EXERCISE: Leave out the images; return the rest of the data exactly.

INPUT:

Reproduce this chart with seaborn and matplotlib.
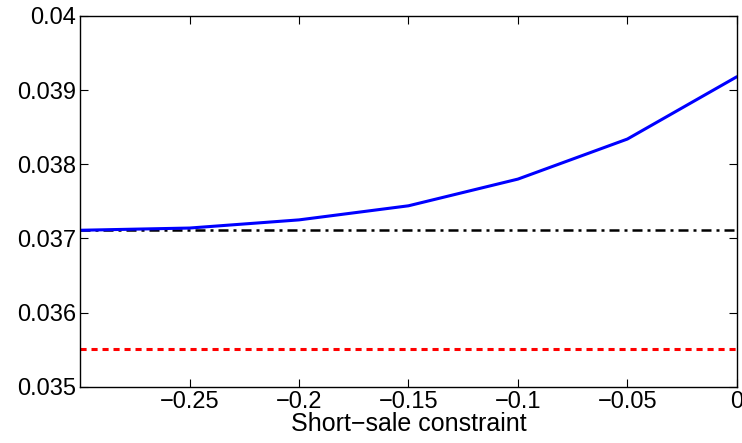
import numpy as np
import pandas as pd
import seaborn as sns
import matplotlib.pyplot as plt

# data
constraint = [-0.3, -0.25, -0.2, -0.15, -0.1, -0.05, 0.0]
with_constraint = [0.03711, 0.03714, 0.03725, 0.03744, 0.03780, 0.03834, 0.03918]
benchmark_black = [0.03711] * 7
benchmark_red = [0.03551] * 7

xticks = [-0.25, -0.2, -0.15, -0.1, -0.05, 0]
xtick_labels = ['\u22120.25', '\u22120.2', '\u22120.15', '\u22120.1', '\u22120.05', '0']
yticks = [0.035, 0.036, 0.037, 0.038, 0.039, 0.04]
ytick_labels = ['0.035', '0.036', '0.037', '0.038', '0.039', '0.04']

df = pd.DataFrame({'x': constraint, 'blue': with_constraint,
                   'black': benchmark_black, 'red': benchmark_red})

sns.set_style('white')
plt.rcParams['font.family'] = ['Liberation Sans', 'DejaVu Sans']
plt.rcParams['text.color'] = 'black'
plt.rcParams['axes.labelcolor'] = 'black'
plt.rcParams['xtick.color'] = 'black'
plt.rcParams['ytick.color'] = 'black'

fig = plt.figure(figsize=(7.42, 4.43), dpi=100)
ax = fig.add_axes([0.108, 0.127, 0.885, 0.837])

sns.lineplot(data=df, x='x', y='red', ax=ax, color='#ff0000', lw=2.2,
             linestyle=(0, (2.0, 1.6)))
sns.lineplot(data=df, x='x', y='black', ax=ax, color='black', lw=1.8,
             linestyle=(0, (4, 2, 1.2, 2)))
sns.lineplot(data=df, x='x', y='blue', ax=ax, color='#0000ff', lw=2.2)

ax.set_xlim(-0.3, 0)
ax.set_ylim(0.035, 0.04)
ax.set_xticks(xticks)
ax.set_xticklabels(xtick_labels)
ax.set_yticks(yticks)
ax.set_yticklabels(ytick_labels)
ax.tick_params(direction='in', length=6, width=0.8, labelsize=17,
               colors='black', top=True, right=True, bottom=True, left=True,
               pad=3)
for s in ax.spines.values():
    s.set_color('black')
    s.set_linewidth(1.0)
ax.set_xlabel('Short\u2212sale constraint', fontsize=18, labelpad=-1,
              color='black')
ax.set_ylabel('')

fig.savefig('out.png', dpi=100)
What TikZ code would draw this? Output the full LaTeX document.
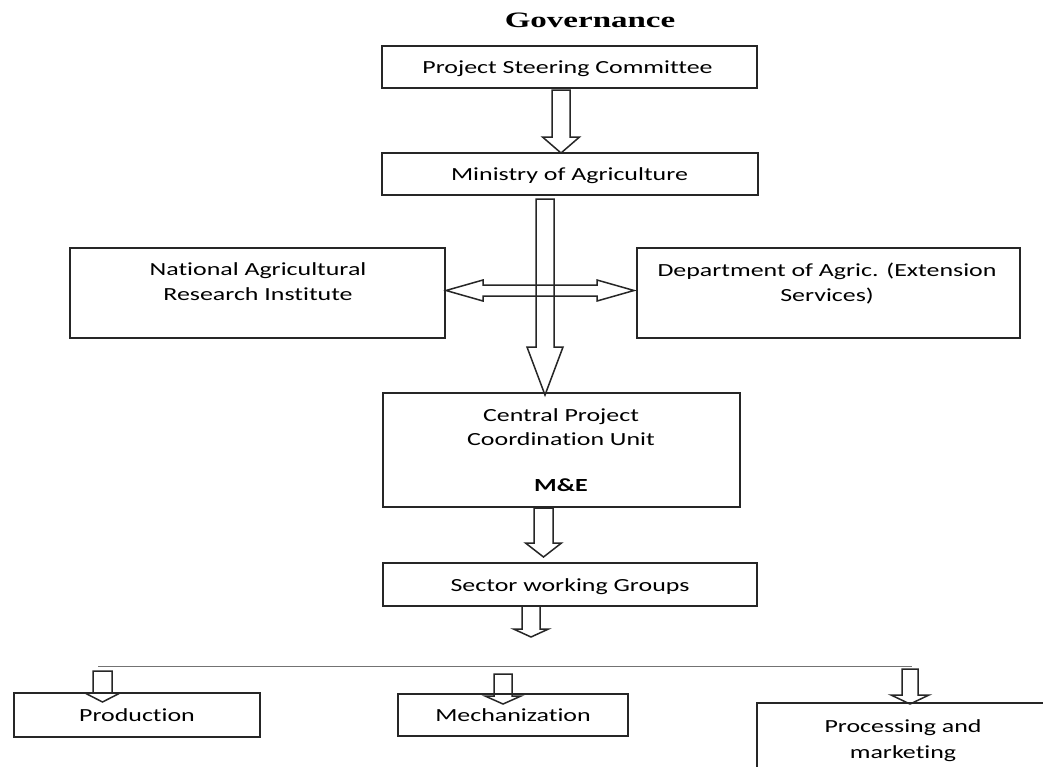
\documentclass[tikz,border=0pt]{standalone}
\usepackage{fontspec}
\setmainfont{Carlito}[FakeStretch=1.4, Ligatures=CommonOff]
\newfontfamily\titlefont{Liberation Serif}[FakeStretch=1.5]
\usetikzlibrary{calc}
\tikzset{
  box/.style={draw=black!85, line width=1.6pt, inner sep=0pt, outer sep=0pt},
  lbl/.style={anchor=base, inner sep=0pt, font=\fontsize{18.5}{22}\selectfont, text=black},
  barrow/.style={draw=black!85, line width=1.5pt, line join=miter},
  hrule/.style={draw=black!55, line width=1pt}
}
% block arrow pointing down: #1 start, #2 tip, #3 shaft half width, #4 head half width, #5 head length
\newcommand{\bdown}[5]{\draw[barrow] let \p1=(#1), \p2=(#2) in
  (\x1-#3pt,\y1) -- (\x1+#3pt,\y1) -- (\x1+#3pt,\y2+#5pt) -- (\x1+#4pt,\y2+#5pt)
  -- (\x2,\y2) -- (\x1-#4pt,\y2+#5pt) -- (\x1-#3pt,\y2+#5pt) -- cycle;}
\begin{document}
\begin{tikzpicture}[x=1pt,y=-1pt]
\useasboundingbox[fill=white] (0,0) rectangle (1043,766);
\clip (0,0) rectangle (1043,766);

% title
\node[anchor=base, inner sep=0pt, font=\titlefont\bfseries\fontsize{22}{26}\selectfont] (title) at (590,27) {Governance};

% boxes
\node[box, minimum width=375pt, minimum height=42pt] (psc) at (569.5,67) {};
\node[box, minimum width=376pt, minimum height=42pt] (moa) at (570,174) {};
\node[box, minimum width=375pt, minimum height=90pt] (nari) at (257.5,293) {};
\node[box, minimum width=383pt, minimum height=90pt] (dept) at (828.5,293) {};
\node[box, minimum width=357pt, minimum height=114pt] (cpcu) at (561.5,450) {};
\node[box, minimum width=374pt, minimum height=43pt] (swg) at (570,584.5) {};
\node[box, minimum width=246pt, minimum height=44pt] (prod) at (137,715) {};
\node[box, minimum width=230pt, minimum height=42pt] (mech) at (513,715) {};
\node[box, minimum width=292pt, minimum height=87pt] (proc) at (903,746.5) {};

% texts
\node[lbl] (tpsc) at (567.5,73) {Project Steering Committee};
\node[lbl] (tmoa) at (569.5,180) {Ministry of Agriculture};
\node[lbl] (tnari1) at (258,275) {National Agricultural};
\node[lbl] (tnari2) at (258,300) {Research Institute};
\node[lbl] (tdept1) at (827,276) {Department of Agric. (Extension};
\node[lbl] (tdept2) at (827,301) {Services)};
\node[lbl] (tcpcu1) at (561,421) {Central Project};
\node[lbl] (tcpcu2) at (561,445.5) {Coordination Unit};
\node[lbl, font=\bfseries\fontsize{18.5}{22}\selectfont] (tcpcu3) at (561,491) {M\&E};
\node[lbl] (tswg) at (570,591) {Sector working Groups};
\node[lbl] (tprod) at (137,721) {Production};
\node[lbl] (tmech) at (513,721) {Mechanization};
\node[lbl] (tproc1) at (903,732) {Processing and};
\node[lbl] (tproc2) at (903,758) {marketing};

% arrow end points
\coordinate (a1s) at (561,90);    \coordinate (a1e) at (561,153);
\coordinate (a2s) at (545,199);   \coordinate (a2e) at (545,395);
\coordinate (a3s) at (543.5,508); \coordinate (a3e) at (543.5,557);
\coordinate (a4s) at (531,606);   \coordinate (a4e) at (531,637);
\coordinate (a5s) at (102.5,671); \coordinate (a5e) at (102.5,702);
\coordinate (a6s) at (503,674);   \coordinate (a6e) at (503,704);
\coordinate (a7s) at (910,669);   \coordinate (a7e) at (910,704);
\coordinate (dl) at (446,290.5);  \coordinate (dr) at (634,290.5);
\coordinate (rl) at (98,666);     \coordinate (rr) at (912,666);

% block arrows
\bdown{a1s}{a1e}{9}{18.5}{16}
\bdown{a2s}{a2e}{9}{18}{48}
\bdown{a3s}{a3e}{9.5}{18}{14}
\bdown{a4s}{a4e}{9}{17.5}{8}
\bdown{a5s}{a5e}{9.5}{17.5}{9}
\bdown{a6s}{a6e}{9}{18}{8}
\bdown{a7s}{a7e}{8}{19}{9}

% double block arrow between NARI and Department
\draw[barrow] let \p1=(dl), \p2=(dr) in
  (\x1,\y1) -- (\x1+37pt,\y1+10.5pt) -- (\x1+37pt,\y1+5.5pt) -- (\x2-37pt,\y1+5.5pt)
  -- (\x2-37pt,\y1+10.5pt) -- (\x2,\y2) -- (\x2-37pt,\y1-10.5pt) -- (\x2-37pt,\y1-5.5pt)
  -- (\x1+37pt,\y1-5.5pt) -- (\x1+37pt,\y1-10.5pt) -- cycle;

% horizontal rule
\draw[hrule] (rl) -- (rr);
\end{tikzpicture}
\end{document}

OUTPUT BELOW:
Reproduce this chart with seaborn and matplotlib.
import numpy as np
import pandas as pd
import seaborn as sns
import matplotlib.pyplot as plt

# data
constraint = [-0.3, -0.25, -0.2, -0.15, -0.1, -0.05, 0.0]
with_constraint = [0.03711, 0.03714, 0.03725, 0.03744, 0.03780, 0.03834, 0.03918]
benchmark_black = [0.03711] * 7
benchmark_red = [0.03551] * 7

xticks = [-0.25, -0.2, -0.15, -0.1, -0.05, 0]
xtick_labels = ['\u22120.25', '\u22120.2', '\u22120.15', '\u22120.1', '\u22120.05', '0']
yticks = [0.035, 0.036, 0.037, 0.038, 0.039, 0.04]
ytick_labels = ['0.035', '0.036', '0.037', '0.038', '0.039', '0.04']

df = pd.DataFrame({'x': constraint, 'blue': with_constraint,
                   'black': benchmark_black, 'red': benchmark_red})

sns.set_style('white')
plt.rcParams['font.family'] = ['Liberation Sans', 'DejaVu Sans']
plt.rcParams['text.color'] = 'black'
plt.rcParams['axes.labelcolor'] = 'black'
plt.rcParams['xtick.color'] = 'black'
plt.rcParams['ytick.color'] = 'black'

fig = plt.figure(figsize=(7.42, 4.43), dpi=100)
ax = fig.add_axes([0.108, 0.127, 0.885, 0.837])

sns.lineplot(data=df, x='x', y='red', ax=ax, color='#ff0000', lw=2.2,
             linestyle=(0, (2.0, 1.6)))
sns.lineplot(data=df, x='x', y='black', ax=ax, color='black', lw=1.8,
             linestyle=(0, (4, 2, 1.2, 2)))
sns.lineplot(data=df, x='x', y='blue', ax=ax, color='#0000ff', lw=2.2)

ax.set_xlim(-0.3, 0)
ax.set_ylim(0.035, 0.04)
ax.set_xticks(xticks)
ax.set_xticklabels(xtick_labels)
ax.set_yticks(yticks)
ax.set_yticklabels(ytick_labels)
ax.tick_params(direction='in', length=6, width=0.8, labelsize=17,
               colors='black', top=True, right=True, bottom=True, left=True,
               pad=3)
for s in ax.spines.values():
    s.set_color('black')
    s.set_linewidth(1.0)
ax.set_xlabel('Short\u2212sale constraint', fontsize=18, labelpad=-1,
              color='black')
ax.set_ylabel('')

fig.savefig('out.png', dpi=100)
What TikZ code would draw this? Output the full LaTeX document.
\documentclass[tikz,border=0pt]{standalone}
\usepackage{fontspec}
\setmainfont{Carlito}[FakeStretch=1.4, Ligatures=CommonOff]
\newfontfamily\titlefont{Liberation Serif}[FakeStretch=1.5]
\usetikzlibrary{calc}
\tikzset{
  box/.style={draw=black!85, line width=1.6pt, inner sep=0pt, outer sep=0pt},
  lbl/.style={anchor=base, inner sep=0pt, font=\fontsize{18.5}{22}\selectfont, text=black},
  barrow/.style={draw=black!85, line width=1.5pt, line join=miter},
  hrule/.style={draw=black!55, line width=1pt}
}
% block arrow pointing down: #1 start, #2 tip, #3 shaft half width, #4 head half width, #5 head length
\newcommand{\bdown}[5]{\draw[barrow] let \p1=(#1), \p2=(#2) in
  (\x1-#3pt,\y1) -- (\x1+#3pt,\y1) -- (\x1+#3pt,\y2+#5pt) -- (\x1+#4pt,\y2+#5pt)
  -- (\x2,\y2) -- (\x1-#4pt,\y2+#5pt) -- (\x1-#3pt,\y2+#5pt) -- cycle;}
\begin{document}
\begin{tikzpicture}[x=1pt,y=-1pt]
\useasboundingbox[fill=white] (0,0) rectangle (1043,766);
\clip (0,0) rectangle (1043,766);

% title
\node[anchor=base, inner sep=0pt, font=\titlefont\bfseries\fontsize{22}{26}\selectfont] (title) at (590,27) {Governance};

% boxes
\node[box, minimum width=375pt, minimum height=42pt] (psc) at (569.5,67) {};
\node[box, minimum width=376pt, minimum height=42pt] (moa) at (570,174) {};
\node[box, minimum width=375pt, minimum height=90pt] (nari) at (257.5,293) {};
\node[box, minimum width=383pt, minimum height=90pt] (dept) at (828.5,293) {};
\node[box, minimum width=357pt, minimum height=114pt] (cpcu) at (561.5,450) {};
\node[box, minimum width=374pt, minimum height=43pt] (swg) at (570,584.5) {};
\node[box, minimum width=246pt, minimum height=44pt] (prod) at (137,715) {};
\node[box, minimum width=230pt, minimum height=42pt] (mech) at (513,715) {};
\node[box, minimum width=292pt, minimum height=87pt] (proc) at (903,746.5) {};

% texts
\node[lbl] (tpsc) at (567.5,73) {Project Steering Committee};
\node[lbl] (tmoa) at (569.5,180) {Ministry of Agriculture};
\node[lbl] (tnari1) at (258,275) {National Agricultural};
\node[lbl] (tnari2) at (258,300) {Research Institute};
\node[lbl] (tdept1) at (827,276) {Department of Agric. (Extension};
\node[lbl] (tdept2) at (827,301) {Services)};
\node[lbl] (tcpcu1) at (561,421) {Central Project};
\node[lbl] (tcpcu2) at (561,445.5) {Coordination Unit};
\node[lbl, font=\bfseries\fontsize{18.5}{22}\selectfont] (tcpcu3) at (561,491) {M\&E};
\node[lbl] (tswg) at (570,591) {Sector working Groups};
\node[lbl] (tprod) at (137,721) {Production};
\node[lbl] (tmech) at (513,721) {Mechanization};
\node[lbl] (tproc1) at (903,732) {Processing and};
\node[lbl] (tproc2) at (903,758) {marketing};

% arrow end points
\coordinate (a1s) at (561,90);    \coordinate (a1e) at (561,153);
\coordinate (a2s) at (545,199);   \coordinate (a2e) at (545,395);
\coordinate (a3s) at (543.5,508); \coordinate (a3e) at (543.5,557);
\coordinate (a4s) at (531,606);   \coordinate (a4e) at (531,637);
\coordinate (a5s) at (102.5,671); \coordinate (a5e) at (102.5,702);
\coordinate (a6s) at (503,674);   \coordinate (a6e) at (503,704);
\coordinate (a7s) at (910,669);   \coordinate (a7e) at (910,704);
\coordinate (dl) at (446,290.5);  \coordinate (dr) at (634,290.5);
\coordinate (rl) at (98,666);     \coordinate (rr) at (912,666);

% block arrows
\bdown{a1s}{a1e}{9}{18.5}{16}
\bdown{a2s}{a2e}{9}{18}{48}
\bdown{a3s}{a3e}{9.5}{18}{14}
\bdown{a4s}{a4e}{9}{17.5}{8}
\bdown{a5s}{a5e}{9.5}{17.5}{9}
\bdown{a6s}{a6e}{9}{18}{8}
\bdown{a7s}{a7e}{8}{19}{9}

% double block arrow between NARI and Department
\draw[barrow] let \p1=(dl), \p2=(dr) in
  (\x1,\y1) -- (\x1+37pt,\y1+10.5pt) -- (\x1+37pt,\y1+5.5pt) -- (\x2-37pt,\y1+5.5pt)
  -- (\x2-37pt,\y1+10.5pt) -- (\x2,\y2) -- (\x2-37pt,\y1-10.5pt) -- (\x2-37pt,\y1-5.5pt)
  -- (\x1+37pt,\y1-5.5pt) -- (\x1+37pt,\y1-10.5pt) -- cycle;

% horizontal rule
\draw[hrule] (rl) -- (rr);
\end{tikzpicture}
\end{document}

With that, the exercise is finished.